* Given task *
Leave out the pictures and repeat the data exactly.

* Provided material *

------------------------

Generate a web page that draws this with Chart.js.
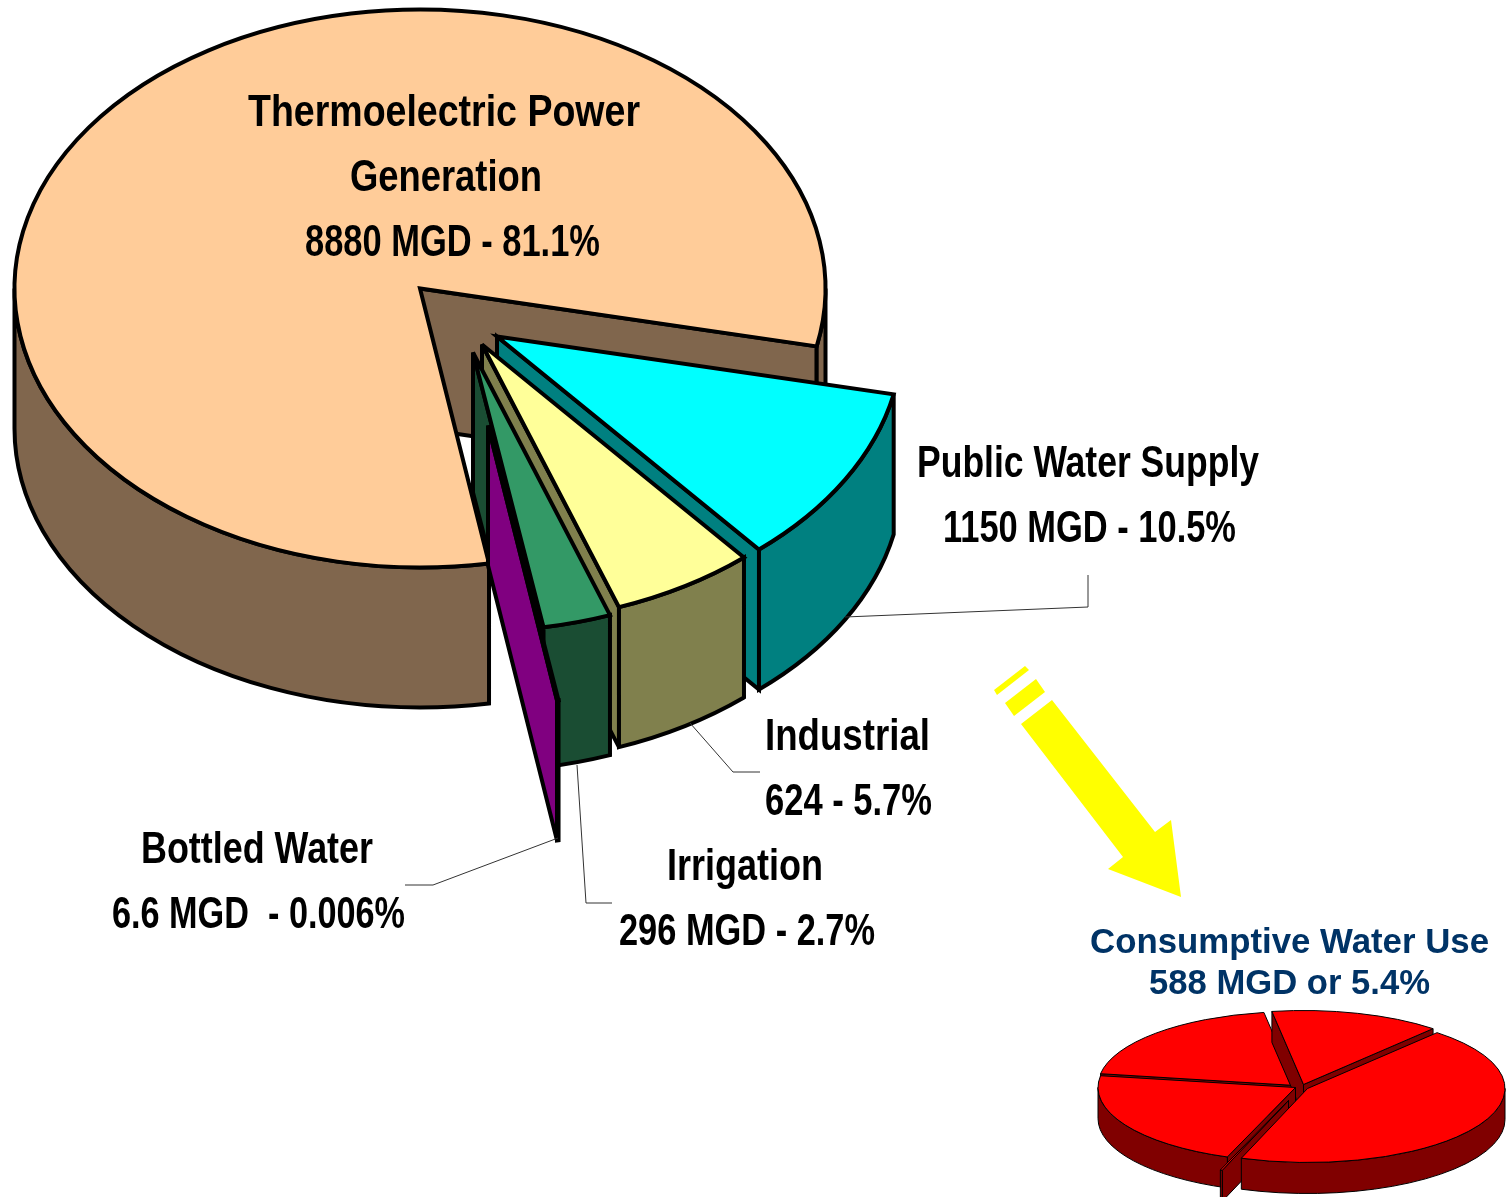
<!DOCTYPE html>
<html>
<head>
<meta charset="utf-8">
<title>Water use</title>
<script src="https://cdn.jsdelivr.net/npm/chart.js@4"></script>
<style>
html,body{margin:0;padding:0;background:#fff;overflow:hidden}
canvas{position:absolute;left:0;top:0}
</style>
</head>
<body>
<canvas id="withdrawal" width="1512" height="1197"></canvas>
<canvas id="consumptive" width="1512" height="1197"></canvas>
<script>
const withdrawalCategories = ['Thermoelectric Power Generation','Public Water Supply','Industrial','Irrigation','Bottled Water'];
const withdrawalValues = [8880,1150,624,296,6.6];
const withdrawalTop = ['#FFCC99','#00FFFF','#FFFF99','#339966','#800080'];
const withdrawalSide = ['#80664D','#008080','#80804D','#1A4D33','#800080'];
const withdrawalExplodeX = [0,77,62,53,68];
const withdrawalExplodeY = [0,48,56,64,137];

const consumptiveCategories = ['Thermoelectric','Bottled Water','Irrigation','Industrial','Public Water Supply'];
const consumptiveValues = [259,1,129,117,82];
const consumptiveExplodeX = [7,-12,-5,-5,3];
const consumptiveExplodeY = [1,13,0,-2,-3];

const labelTexts = [
 ['Thermoelectric Power',248,126,392],['Generation',350,191,192],['8880 MGD - 81.1%',305,256,295],
 ['Public Water Supply',917,477,342],['1150 MGD - 10.5%',943,542,293],
 ['Industrial',765,750,165],['624 - 5.7%',765,815,167],
 ['Irrigation',667,880,156],['296 MGD - 2.7%',619,945,256],
 ['Bottled Water',141,863,232],['6.6 MGD  - 0.006%',112,928,293]
];
const consumptiveTexts = [['Consumptive Water Use',1090,953,399],['588 MGD or 5.4%',1149,994,281]];
const leaderLines = [
 [[1088,575],[1088,607],[845,617]],
 [[690,723],[733,772],[760,772]],
 [[577,765],[586,903],[612,903]],
 [[558,838],[433,885],[405,885]]
];
const arrowShapes = [
 [[1025,666],[1029,670],[997,695],[994,690]],
 [[1036,679],[1045,692],[1014,716],[1005,703]],
 [[1052,700],[1155,832],[1171,820],[1181,897],[1108,869],[1123,857],[1021,724]]
];

const TWO_PI = Math.PI*2;
const pie3d = {
  id:'pie3d',
  beforeDatasetsDraw(chart,args,o){
    const ctx = chart.ctx;
    const arcs = chart.getDatasetMeta(0).data;
    const ds = chart.data.datasets[0];
    o.order.forEach(i=>{
      const a = arcs[i];
      const cx = o.cx + o.dx[i], cy = o.cy + o.dy[i];
      const rx = a.outerRadius, ry = rx*o.squash, d = o.depth;
      const s = a.startAngle, e = a.endAngle;
      ctx.save();
      ctx.lineWidth = o.lineWidth;
      ctx.lineJoin = 'miter';
      ctx.miterLimit = 4;
      ctx.strokeStyle = '#000';
      ctx.fillStyle = ds.sideColor[i];
      // radial cut faces that look towards the viewer
      [[s,s-Math.PI/2],[e,e+Math.PI/2]].forEach(([ang,normal])=>{
        if(Math.sin(normal)>0){
          const px = cx+rx*Math.cos(ang), py = cy+ry*Math.sin(ang);
          ctx.beginPath();
          ctx.moveTo(cx,cy);ctx.lineTo(px,py);ctx.lineTo(px,py+d);ctx.lineTo(cx,cy+d);ctx.closePath();
          ctx.fill();ctx.stroke();
        }
      });
      // outer wall
      for(let k=Math.floor(s/TWO_PI)-1;k<=Math.ceil(e/TWO_PI);k++){
        const lo = Math.max(s,k*TWO_PI), hi = Math.min(e,k*TWO_PI+Math.PI);
        if(hi>lo){
          ctx.beginPath();
          ctx.ellipse(cx,cy,rx,ry,0,lo,hi);
          ctx.ellipse(cx,cy+d,rx,ry,0,hi,lo,true);
          ctx.closePath();
          ctx.fill();ctx.stroke();
        }
      }
      // top face: the library's own arc, squashed into the tilted plane
      ctx.save();
      ctx.translate(cx,cy);
      ctx.scale(1,o.squash);
      ctx.translate(-a.x,-a.y);
      a.draw(ctx);
      ctx.restore();
      ctx.beginPath();
      ctx.moveTo(cx,cy);
      ctx.ellipse(cx,cy,rx,ry,0,s,e);
      ctx.closePath();
      ctx.stroke();
      ctx.restore();
    });
    return false;
  }
};
const annotations = {
  id:'annotations',
  afterDraw(chart){
    if(chart.canvas.id!=='withdrawal')return;
    const ctx = chart.ctx;
    ctx.save();
    ctx.fillStyle='#FFFF00';
    arrowShapes.forEach(p=>{
      ctx.beginPath();p.forEach(([x,y],i)=>i?ctx.lineTo(x,y):ctx.moveTo(x,y));ctx.closePath();ctx.fill();
    });
    ctx.strokeStyle='#333';ctx.lineWidth=1;
    leaderLines.forEach(p=>{
      ctx.beginPath();p.forEach(([x,y],i)=>i?ctx.lineTo(x,y):ctx.moveTo(x,y));ctx.stroke();
    });
    ctx.textAlign='left';ctx.textBaseline='alphabetic';
    ctx.fillStyle='#000';
    ctx.font='bold 45px "Liberation Sans"';
    labelTexts.forEach(([t,x,y,w])=>ctx.fillText(t,x,y,w));
    ctx.fillStyle='#003366';
    ctx.font='bold 35px "Liberation Sans"';
    consumptiveTexts.forEach(([t,x,y,w])=>ctx.fillText(t,x,y,w));
    ctx.restore();
  }
};
function build(id,labels,values,top,side,rotation,radius,opt){
  return new Chart(document.getElementById(id),{
    type:'pie',
    data:{labels,datasets:[{data:values,backgroundColor:top,sideColor:side,borderWidth:0,radius}]},
    options:{
      responsive:false,animation:false,devicePixelRatio:1,rotation,
      layout:{padding:0},
      plugins:{legend:{display:false},tooltip:{enabled:false},pie3d:opt}
    },
    plugins:[pie3d,annotations]
  });
}
build('withdrawal',withdrawalCategories,withdrawalValues,withdrawalTop,withdrawalSide,170.2,405.5,
  {cx:420,cy:288.5,squash:279/405.5,depth:140,lineWidth:4,dx:withdrawalExplodeX,dy:withdrawalExplodeY,order:[0,1,2,3,4]});
build('consumptive',consumptiveCategories,consumptiveValues,
  consumptiveValues.map(()=>'#FF0000'),consumptiveValues.map(()=>'#800000'),41,197.5,
  {cx:1300.5,cy:1087.5,squash:74/197.5,depth:31,lineWidth:1,dx:consumptiveExplodeX,dy:consumptiveExplodeY,order:[3,4,2,1,0]});
</script>
</body>
</html>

------------------------

* Answer to the task *
Generate a web page that draws this with Chart.js.
<!DOCTYPE html>
<html>
<head>
<meta charset="utf-8">
<title>Water use</title>
<script src="https://cdn.jsdelivr.net/npm/chart.js@4"></script>
<style>
html,body{margin:0;padding:0;background:#fff;overflow:hidden}
canvas{position:absolute;left:0;top:0}
</style>
</head>
<body>
<canvas id="withdrawal" width="1512" height="1197"></canvas>
<canvas id="consumptive" width="1512" height="1197"></canvas>
<script>
const withdrawalCategories = ['Thermoelectric Power Generation','Public Water Supply','Industrial','Irrigation','Bottled Water'];
const withdrawalValues = [8880,1150,624,296,6.6];
const withdrawalTop = ['#FFCC99','#00FFFF','#FFFF99','#339966','#800080'];
const withdrawalSide = ['#80664D','#008080','#80804D','#1A4D33','#800080'];
const withdrawalExplodeX = [0,77,62,53,68];
const withdrawalExplodeY = [0,48,56,64,137];

const consumptiveCategories = ['Thermoelectric','Bottled Water','Irrigation','Industrial','Public Water Supply'];
const consumptiveValues = [259,1,129,117,82];
const consumptiveExplodeX = [7,-12,-5,-5,3];
const consumptiveExplodeY = [1,13,0,-2,-3];

const labelTexts = [
 ['Thermoelectric Power',248,126,392],['Generation',350,191,192],['8880 MGD - 81.1%',305,256,295],
 ['Public Water Supply',917,477,342],['1150 MGD - 10.5%',943,542,293],
 ['Industrial',765,750,165],['624 - 5.7%',765,815,167],
 ['Irrigation',667,880,156],['296 MGD - 2.7%',619,945,256],
 ['Bottled Water',141,863,232],['6.6 MGD  - 0.006%',112,928,293]
];
const consumptiveTexts = [['Consumptive Water Use',1090,953,399],['588 MGD or 5.4%',1149,994,281]];
const leaderLines = [
 [[1088,575],[1088,607],[845,617]],
 [[690,723],[733,772],[760,772]],
 [[577,765],[586,903],[612,903]],
 [[558,838],[433,885],[405,885]]
];
const arrowShapes = [
 [[1025,666],[1029,670],[997,695],[994,690]],
 [[1036,679],[1045,692],[1014,716],[1005,703]],
 [[1052,700],[1155,832],[1171,820],[1181,897],[1108,869],[1123,857],[1021,724]]
];

const TWO_PI = Math.PI*2;
const pie3d = {
  id:'pie3d',
  beforeDatasetsDraw(chart,args,o){
    const ctx = chart.ctx;
    const arcs = chart.getDatasetMeta(0).data;
    const ds = chart.data.datasets[0];
    o.order.forEach(i=>{
      const a = arcs[i];
      const cx = o.cx + o.dx[i], cy = o.cy + o.dy[i];
      const rx = a.outerRadius, ry = rx*o.squash, d = o.depth;
      const s = a.startAngle, e = a.endAngle;
      ctx.save();
      ctx.lineWidth = o.lineWidth;
      ctx.lineJoin = 'miter';
      ctx.miterLimit = 4;
      ctx.strokeStyle = '#000';
      ctx.fillStyle = ds.sideColor[i];
      // radial cut faces that look towards the viewer
      [[s,s-Math.PI/2],[e,e+Math.PI/2]].forEach(([ang,normal])=>{
        if(Math.sin(normal)>0){
          const px = cx+rx*Math.cos(ang), py = cy+ry*Math.sin(ang);
          ctx.beginPath();
          ctx.moveTo(cx,cy);ctx.lineTo(px,py);ctx.lineTo(px,py+d);ctx.lineTo(cx,cy+d);ctx.closePath();
          ctx.fill();ctx.stroke();
        }
      });
      // outer wall
      for(let k=Math.floor(s/TWO_PI)-1;k<=Math.ceil(e/TWO_PI);k++){
        const lo = Math.max(s,k*TWO_PI), hi = Math.min(e,k*TWO_PI+Math.PI);
        if(hi>lo){
          ctx.beginPath();
          ctx.ellipse(cx,cy,rx,ry,0,lo,hi);
          ctx.ellipse(cx,cy+d,rx,ry,0,hi,lo,true);
          ctx.closePath();
          ctx.fill();ctx.stroke();
        }
      }
      // top face: the library's own arc, squashed into the tilted plane
      ctx.save();
      ctx.translate(cx,cy);
      ctx.scale(1,o.squash);
      ctx.translate(-a.x,-a.y);
      a.draw(ctx);
      ctx.restore();
      ctx.beginPath();
      ctx.moveTo(cx,cy);
      ctx.ellipse(cx,cy,rx,ry,0,s,e);
      ctx.closePath();
      ctx.stroke();
      ctx.restore();
    });
    return false;
  }
};
const annotations = {
  id:'annotations',
  afterDraw(chart){
    if(chart.canvas.id!=='withdrawal')return;
    const ctx = chart.ctx;
    ctx.save();
    ctx.fillStyle='#FFFF00';
    arrowShapes.forEach(p=>{
      ctx.beginPath();p.forEach(([x,y],i)=>i?ctx.lineTo(x,y):ctx.moveTo(x,y));ctx.closePath();ctx.fill();
    });
    ctx.strokeStyle='#333';ctx.lineWidth=1;
    leaderLines.forEach(p=>{
      ctx.beginPath();p.forEach(([x,y],i)=>i?ctx.lineTo(x,y):ctx.moveTo(x,y));ctx.stroke();
    });
    ctx.textAlign='left';ctx.textBaseline='alphabetic';
    ctx.fillStyle='#000';
    ctx.font='bold 45px "Liberation Sans"';
    labelTexts.forEach(([t,x,y,w])=>ctx.fillText(t,x,y,w));
    ctx.fillStyle='#003366';
    ctx.font='bold 35px "Liberation Sans"';
    consumptiveTexts.forEach(([t,x,y,w])=>ctx.fillText(t,x,y,w));
    ctx.restore();
  }
};
function build(id,labels,values,top,side,rotation,radius,opt){
  return new Chart(document.getElementById(id),{
    type:'pie',
    data:{labels,datasets:[{data:values,backgroundColor:top,sideColor:side,borderWidth:0,radius}]},
    options:{
      responsive:false,animation:false,devicePixelRatio:1,rotation,
      layout:{padding:0},
      plugins:{legend:{display:false},tooltip:{enabled:false},pie3d:opt}
    },
    plugins:[pie3d,annotations]
  });
}
build('withdrawal',withdrawalCategories,withdrawalValues,withdrawalTop,withdrawalSide,170.2,405.5,
  {cx:420,cy:288.5,squash:279/405.5,depth:140,lineWidth:4,dx:withdrawalExplodeX,dy:withdrawalExplodeY,order:[0,1,2,3,4]});
build('consumptive',consumptiveCategories,consumptiveValues,
  consumptiveValues.map(()=>'#FF0000'),consumptiveValues.map(()=>'#800000'),41,197.5,
  {cx:1300.5,cy:1087.5,squash:74/197.5,depth:31,lineWidth:1,dx:consumptiveExplodeX,dy:consumptiveExplodeY,order:[3,4,2,1,0]});
</script>
</body>
</html>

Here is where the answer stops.